The statement issued Wednesday evening by Egypt’s Defense Minister Abdel Fattah al-Sisi confirmed the expectations of the last few days: the army, backed by the masses, had carried out a coup.

Yes, tens of millions had taken to the streets in recent days, illustrating just how badly the majority of the population wanted to see president Mohammed Morsi and the Muslim Brotherhood out of office. But Morsi was installed just a year ago, having been democratically elected. And he was overthrown by the military.

Several major figures in Egypt’s political system sat next to al-Sisi when he delivered his statement — among them former International Atomic Energy Agency head (and would-be president) Mohamed ElBaradei, Coptic Pope Tawadros II, and Al-Azhar University President Sheikh Ahmed el-Tayeb.

But to the left of al-Sisi, slightly behind him, sat a young, bespectacled, long-haired man to whom the defense minister owes the takeover. This man, Mahmoud al-Aziz, was the representative of Tamarod (the revolution) a group that began operating only two months ago. Tamarod succeeded where opposition politicians had long failed and led protests unprecedented in size that eventually resulted in Morsi’s ouster.

For al-Sisi, it was the speech of a lifetime. He started off by explaining that the military’s High Command had tried several times, to no avail, to reason with the presidency to accept the “people’s” terms. And therefore, he explained, it had been decided to present the “road map” to get Egypt out of its crisis.

For Hamas, the news out of Cairo Wednesday night was especially grim.
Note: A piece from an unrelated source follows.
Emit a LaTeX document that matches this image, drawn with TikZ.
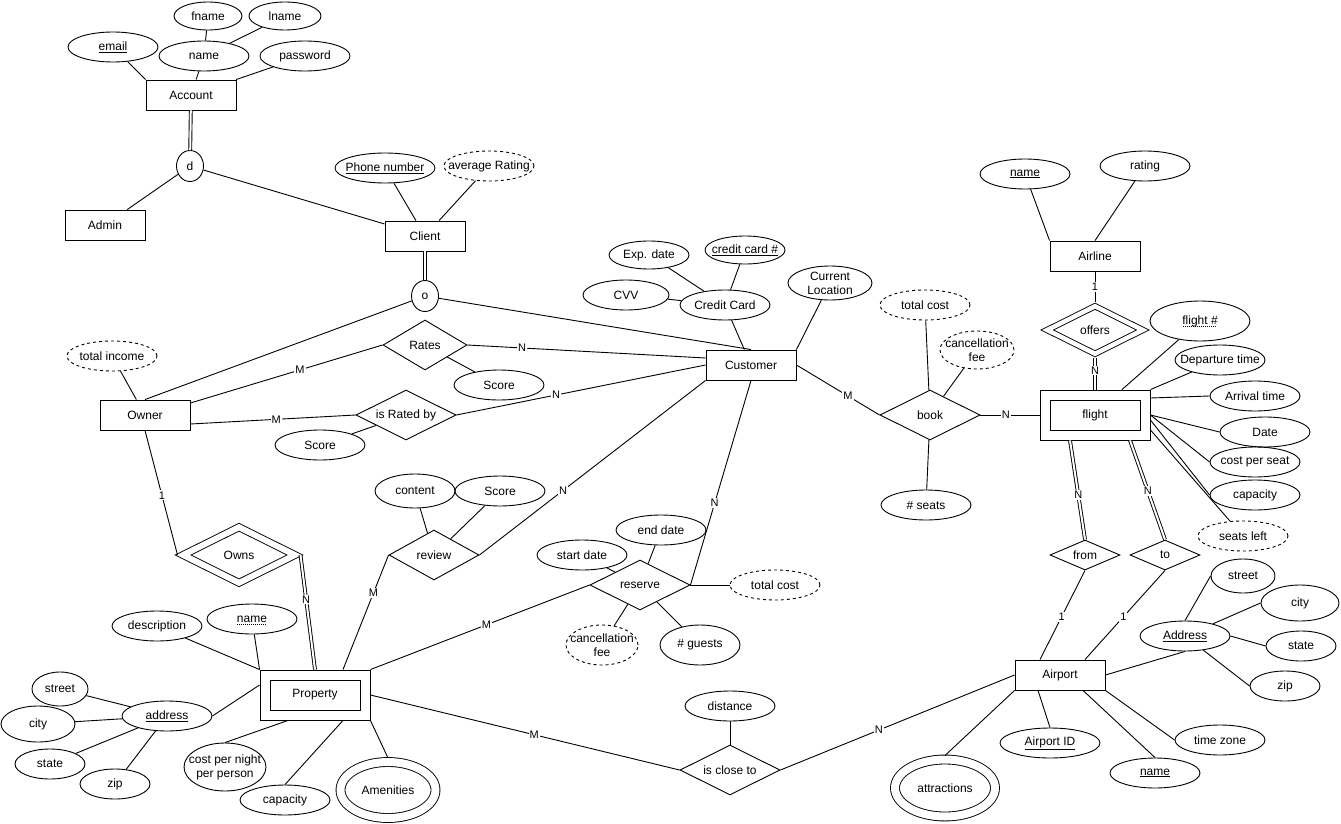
\documentclass[tikz,border=0pt]{standalone}
\usepackage{fontspec}
\setmainfont{Liberation Sans}
\usepackage{tikz}
\usetikzlibrary{shapes.geometric}

\newsavebox{\partbox}
\newcommand{\keyul}[1]{\underline{#1}}
\newcommand{\partul}[1]{\sbox{\partbox}{#1}\usebox{\partbox}%
  \llap{\smash{\raisebox{-2.6pt}{\hbox to \wd\partbox{%
  \leaders\hbox to 2pt{\hss\rule{1pt}{0.7pt}\hss}\hfill}}}}}

\begin{document}
\begin{tikzpicture}[
  x=1pt, y=-1pt, line width=0.9pt,
  every node/.style = {font=\fontsize{12}{14}\selectfont, line width=0.9pt},
  ent/.style    = {rectangle, draw, minimum width=90pt, minimum height=30pt},
  wkent/.style  = {rectangle, draw, minimum width=110pt, minimum height=50pt},
  attr/.style   = {ellipse, draw, inner xsep=-12pt, inner ysep=-4pt,
                   minimum width=#1, minimum height=30pt, align=center},
  attr/.default = 90pt,
  dattr/.style  = {attr=#1, dash pattern=on 3pt off 3pt},
  dattr/.default = 90pt,
  mattr/.style  = {ellipse, draw, double, double distance=8pt, outer sep=4pt,
                   inner xsep=-12pt, inner ysep=-4pt,
                   minimum width=#1, minimum height=56pt},
  rel/.style    = {diamond, aspect=2, draw, inner sep=0pt,
                   minimum width=100pt, minimum height=50pt},
  wkrel/.style  = {diamond, aspect=2, draw, double, inner sep=0pt},
  isa/.style    = {ellipse, draw, inner sep=0pt,
                   minimum width=27pt, minimum height=31pt},
  card/.style   = {fill=white, inner sep=1pt, font=\fontsize{11}{12}\selectfont},
  dbl/.style    = {double, double distance=2pt},
]
\useasboundingbox (0,0) rectangle (1341,824);

%% ══ ACCOUNT / specialisation ═══════════════════════════════════════════
\node[ent] (account) at (191,95) {Account};
\node[attr] (email) at (113,47) {\keyul{email}};
\node[attr] (aname) at (204,56) {name};
\node[attr=68pt, minimum height=28pt] (fname) at (208,16) {fname};
\node[attr=72pt, minimum height=28pt] (lname) at (285,16) {lname};
\node[attr] (passwd) at (305,56) {password};
\node[isa] (disj) at (190,166) {d};
\node[ent, minimum width=80pt] (admin) at (105,225) {Admin};
\node[ent, minimum width=80pt] (client) at (425,236) {Client};
\node[attr=100pt] (phone) at (385,168) {\keyul{Phone number}};
\node[dattr] (avgrate) at (489,166) {average Rating};
\node[isa] (overl) at (425,296) {o};

\draw (email) -- (account.north west);
\draw (aname) -- (account);
\draw (fname) -- (aname);
\draw (lname) -- (aname);
\draw (passwd) -- (account);
\draw[dbl] (account) -- (disj);
\draw (disj) -- (admin);
\draw (disj) -- (client);
\draw (phone) -- (client);
\draw (avgrate) -- (client);
\draw[dbl] (client) -- (overl);

%% ══ OWNER / CUSTOMER ═══════════════════════════════════════════════════
\node[ent] (owner) at (145,415) {Owner};
\node[dattr] (income) at (112,356) {total income};
\node[ent] (customer) at (751,365) {Customer};
\node[attr] (ccard) at (725,305) {Credit Card};
\node[attr=80pt, minimum height=28pt] (expdate) at (649,255) {Exp. date};
\node[attr=80pt, minimum height=28pt] (ccnum) at (745,250) {\keyul{credit card \#}};
\node[attr=86pt] (cvv) at (626,295) {CVV};
\node[attr=84pt, minimum height=34pt] (curloc) at (830,283) {Current\\Location};

\draw (overl) -- (owner.north);
\draw (overl) -- (customer.north);
\draw (income) -- (owner);
\draw (customer) -- (ccard);
\draw (ccard) -- (expdate);
\draw (ccard) -- (ccnum);
\draw (ccard) -- (cvv);
\draw (customer.north east) -- (curloc);

%% ── Rates / is Rated by ────────────────────────────────────────────────
\node[rel, minimum width=84pt] (rates) at (425,345) {Rates};
\node[attr] (rscore) at (499,385) {Score};
\node[rel] (ratedby) at (406,415) {is Rated by};
\node[attr] (rbscore) at (320,445) {Score};

\draw ([yshift=12pt]owner.east) -- node[card, pos=0.57] {M} (rates.west);
\draw (rates.east) -- node[card, pos=0.23] {N} ([yshift=7pt]customer.west);
\draw (rates) -- (rscore);
\draw ([yshift=-9pt]owner.east) -- node[card, pos=0.52] {M} (ratedby.west);
\draw (ratedby.east) -- node[card, pos=0.4] {N} (customer.west);
\draw (ratedby) -- (rbscore);

%% ══ PROPERTY ═══════════════════════════════════════════════════════════
\node[wkent] (property) at (315,695) {Property};
\node[ent] (propin) at (property) {};
\node[wkrel, minimum width=115pt, minimum height=59pt,
      double distance=6pt, outer sep=4pt] (owns) at (239,555) {Owns};
\node[attr] (descr) at (157,626) {description};
\node[attr] (prname) at (252,619) {\partul{name}};
\node[attr] (praddr) at (167,716) {\keyul{address}};
\node[attr=56pt, minimum height=34pt] (prstreet) at (60,689) {street};
\node[attr=74pt, minimum height=36pt] (prcity) at (38,724) {city};
\node[attr=70pt] (prstate) at (50,764) {state};
\node[attr=70pt] (przip) at (115,784) {zip};
\node[attr=82pt, minimum height=48pt] (nightcost) at (225,767) {cost per night\\per person};
\node[attr] (prcap) at (285,800) {capacity};
\node[mattr=95pt] (amenity) at (388,790) {Amenities};

\draw (owner.south) -- node[card, pos=0.52] {1} (owns.west);
\draw[dbl] (owns.east) -- node[card, pos=0.39] {N} (property.north);
\draw (descr) -- (property.north west);
\draw (prname) -- (property.north west);
\draw (praddr.east) -- ([yshift=10pt]property.west);
\draw (praddr) -- (prstreet);
\draw (praddr) -- (prcity);
\draw (praddr) -- (prstate);
\draw (praddr) -- (przip);
\draw (nightcost.north) -- ([xshift=-27pt]property.south);
\draw (prcap.north) -- ([xshift=28pt]property.south);
\draw (amenity.north) -- (property.south east);

%% ── review / reserve ───────────────────────────────────────────────────
\node[rel, minimum width=90pt] (review) at (434,555) {review};
\node[attr=80pt, minimum height=34pt] (content) at (415,491) {content};
\node[attr] (rvscore) at (500,491) {Score};
\node[rel] (reserve) at (640,585) {reserve};
\node[attr] (start) at (582,555) {start date};
\node[attr] (enddate) at (661,530) {end date};
\node[dattr] (rescost) at (775,585) {total cost};
\node[dattr=72pt, minimum height=40pt] (rescancel) at (602,645) {cancellation\\fee};
\node[attr=80pt, minimum height=40pt] (guests) at (700,645) {\# guests};

\draw (review.west) -- node[card, pos=0.33] {M} ([xshift=28pt]property.north);
\draw (review.east) -- node[card, pos=0.37] {N} (customer.south west);
\draw (review) -- (content);
\draw (review) -- (rvscore);
\draw (reserve.east) -- node[card, pos=0.4] {N} (customer.south);
\draw (reserve.west) -- node[card, pos=0.47] {M} (property.north east);
\draw (reserve) -- (start);
\draw (reserve) -- (enddate);
\draw (reserve.east) -- (rescost);
\draw (reserve) -- (rescancel);
\draw (reserve) -- (guests);

%% ══ BOOK / FLIGHT / AIRLINE ════════════════════════════════════════════
\node[rel] (book) at (930,415) {book};
\node[dattr] (bookcost) at (925,305) {total cost};
\node[dattr=74pt, minimum height=38pt] (bookcancel) at (977,350) {cancellation\\fee};
\node[attr] (seats) at (926,505) {\# seats};
\node[ent] (airline) at (1095,256) {Airline};
\node[attr] (alname) at (1025,174) {\keyul{name}};
\node[attr] (alrating) at (1145,166) {rating};
\node[wkrel, minimum width=98pt, minimum height=50pt,
      double distance=4.5pt, outer sep=3pt] (offers) at (1095,330) {offers};
\node[wkent] (flight) at (1095,415) {flight};
\node[ent] (flightin) at (flight) {};
\node[attr=100pt, minimum height=40pt] (flightno) at (1200,321) {\partul{flight \#}};
\node[attr] (deptime) at (1220,360) {Departure time};
\node[attr] (arrtime) at (1255,396) {Arrival time};
\node[attr] (fdate) at (1265,432) {Date};
\node[attr] (seatcost) at (1255,462) {cost per seat};
\node[attr] (fcap) at (1255,495) {capacity};
\node[dattr] (seatsleft) at (1243,536) {seats left};

\draw (customer.east) -- node[card, pos=0.62] {M} (book.west);
\draw (book.east) -- node[card, pos=0.43] {N} (flight.west);
\draw (book) -- (bookcost);
\draw (book) -- (bookcancel);
\draw (book) -- (seats);
\draw (airline.north west) -- (alname);
\draw (airline.north) -- (alrating);
\draw (airline) -- node[card] {1} (offers);
\draw[dbl] (offers) -- node[card, pos=0.4] {N} (flight);
\draw ([xshift=27pt]flight.north) -- (flightno);
\draw (flight.north east) -- (deptime);
\draw ([yshift=17pt]flight.east) -- (arrtime.west);
\draw (flight.east) -- (fdate.west);
\draw (flight.east) -- (seatcost.west);
\draw ([yshift=-5pt]flight.east) -- (fcap.west);
\draw ([yshift=-15pt]flight.east) -- (seatsleft);

%% ══ AIRPORT ════════════════════════════════════════════════════════════
\node[rel, minimum width=70pt, minimum height=30pt] (from) at (1085,555) {from};
\node[rel, minimum width=70pt, minimum height=30pt] (to) at (1165,555) {to};
\node[ent] (airport) at (1060,675) {Airport};
\node[attr] (apaddr) at (1185,636) {\keyul{Address}};
\node[attr=64pt, minimum height=34pt] (apstreet) at (1243,576) {street};
\node[attr=78pt, minimum height=36pt] (apcity) at (1300,603) {city};
\node[attr=70pt] (apstate) at (1301,646) {state};
\node[attr=70pt] (apzip) at (1285,686) {zip};
\node[attr] (tzone) at (1220,740) {time zone};
\node[attr=100pt] (apid) at (1050,743) {\keyul{Airport ID}};
\node[attr] (apname) at (1155,773) {\keyul{name}};
\node[mattr=100pt, minimum height=57pt] (attract) at (945,788) {attractions};
\node[rel] (closeto) at (730,770) {is close to};
\node[attr] (distance) at (730,706) {distance};

\draw[dbl] ([xshift=-25pt]flight.south) -- node[card, pos=0.55] {N} (from.north);
\draw[dbl] ([xshift=35pt]flight.south) -- node[card, pos=0.51] {N} (to.north);
\draw (from.south) -- node[card, pos=0.52] {1} ([xshift=-20pt]airport.north);
\draw (to.south) -- node[card, pos=0.52] {1} ([xshift=25pt]airport.north);
\draw (airport.east) -- (apaddr.south);
\draw (apaddr.north) -- (apstreet.west);
\draw (apaddr) -- (apcity.west);
\draw (apaddr.east) -- (apstate.west);
\draw (apaddr) -- (apzip.west);
\draw (airport.south east) -- (tzone.west);
\draw ([xshift=-22pt]airport.south) -- (apid.north);
\draw ([xshift=23pt]airport.south) -- (apname.north);
\draw (airport.south west) -- (attract.north);
\draw (airport.west) -- node[card, pos=0.58] {N} (closeto.east);
\draw (property.east) -- node[card, pos=0.53] {M} (closeto.west);
\draw (closeto) -- (distance);

\end{tikzpicture}
\end{document}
They’re losing their most substantial ally

The Egyptian general, who has yet to turn 60 and was appointed by Morsi to the job just 11 months ago, has been transformed into Egypt’s strongman. He is the one who appointed Supreme Constitutional Court chairman Adli Mansour as interim president. And he is also the one who will dictate the spirit of the new constitution and set the date for new elections. Mansour is expected to be sworn in and take on presidential authorities, alongside al-Sisi and the army, on Thursday.

Meanwhile, the army has isolated Morsi and banned senior Muslim Brotherhood officials from leaving the country. Wednesday evening also saw the closure of some of the television networks associated with the Muslim Brotherhood. It appears that al-Sisi, like a good military man, does not dally but, rather, charges with full force in order to eliminate the enemy.

Yet the enemy, as far as al-Sisi and much of Egypt are concerned, is impossible to eliminate. At best it can be temporarily reduced in scale. In order to ensure the defense minister’s move is a success, he needs the cooperation of the Muslim Brotherhood, or at least some of the Islamists. For now the ball is in “al-Ahwan’s” (the Brotherhood’s) court. If it consents to Morsi’s ouster, it may even win the next presidential elections with a more effective candidate. If it refuses and orders its followers to battle the new regime, Egypt may spiral into a bloody cycle of violence.

Morsi, minutes before he was removed by the army to a secure place, was able to smuggle out his reaction speech, in which he made clear that he refused to accept the military’s takeover. “I will not accept this attempt to take us backwards,” he said. Morsi called on the army to resume its traditional role of protecting the people. “I am the elected president of Egypt,” the Islamist politician said. “It is now demanded of the people to defend this legitimacy and … for legitimacy to be constitutional,” he added, saying that he was willing to call for new elections, but only for the parliament.

It was too little, too late. Five people were quickly reported killed Wednesday evening in clashes between supporters and opponents of the Muslim Brotherhood, and they are not likely to be the last casualties.

Morsi’s ouster and the success of the secular protest in its clash with the Muslim Brotherhood in Egypt may presage the fall from power of other Islamist movements in the region, like Tunisia and Gaza.

In Tunisia, a protest against the Islamist constitution has already gotten underway.

But for Hamas, the news out of Cairo Wednesday night was especially grim. The Palestinian organization is losing its most substantial ally, one that gave it vital political support. The Muslim Brotherhood, Hamas’s parent organization and in many ways its “Godfather,” lost its power to a military establishment that is hostile to the Palestinian group’s goals.

Hamas, which has clashed with Syria and Iran over the course of the last year, now finds itself nearly isolated in the Arab sphere. Perhaps the new reality in which it finds itself will lead the weakened Hamas to conclude its reunification with Fatah.

Time will tell. As of Wednesday night, all eyes were focused on Egypt, where the short-lived presidency of Mohammed Morsi underlined, in case anyone was still in doubt, that the holding of one round of free elections does not constitute a transition to democracy.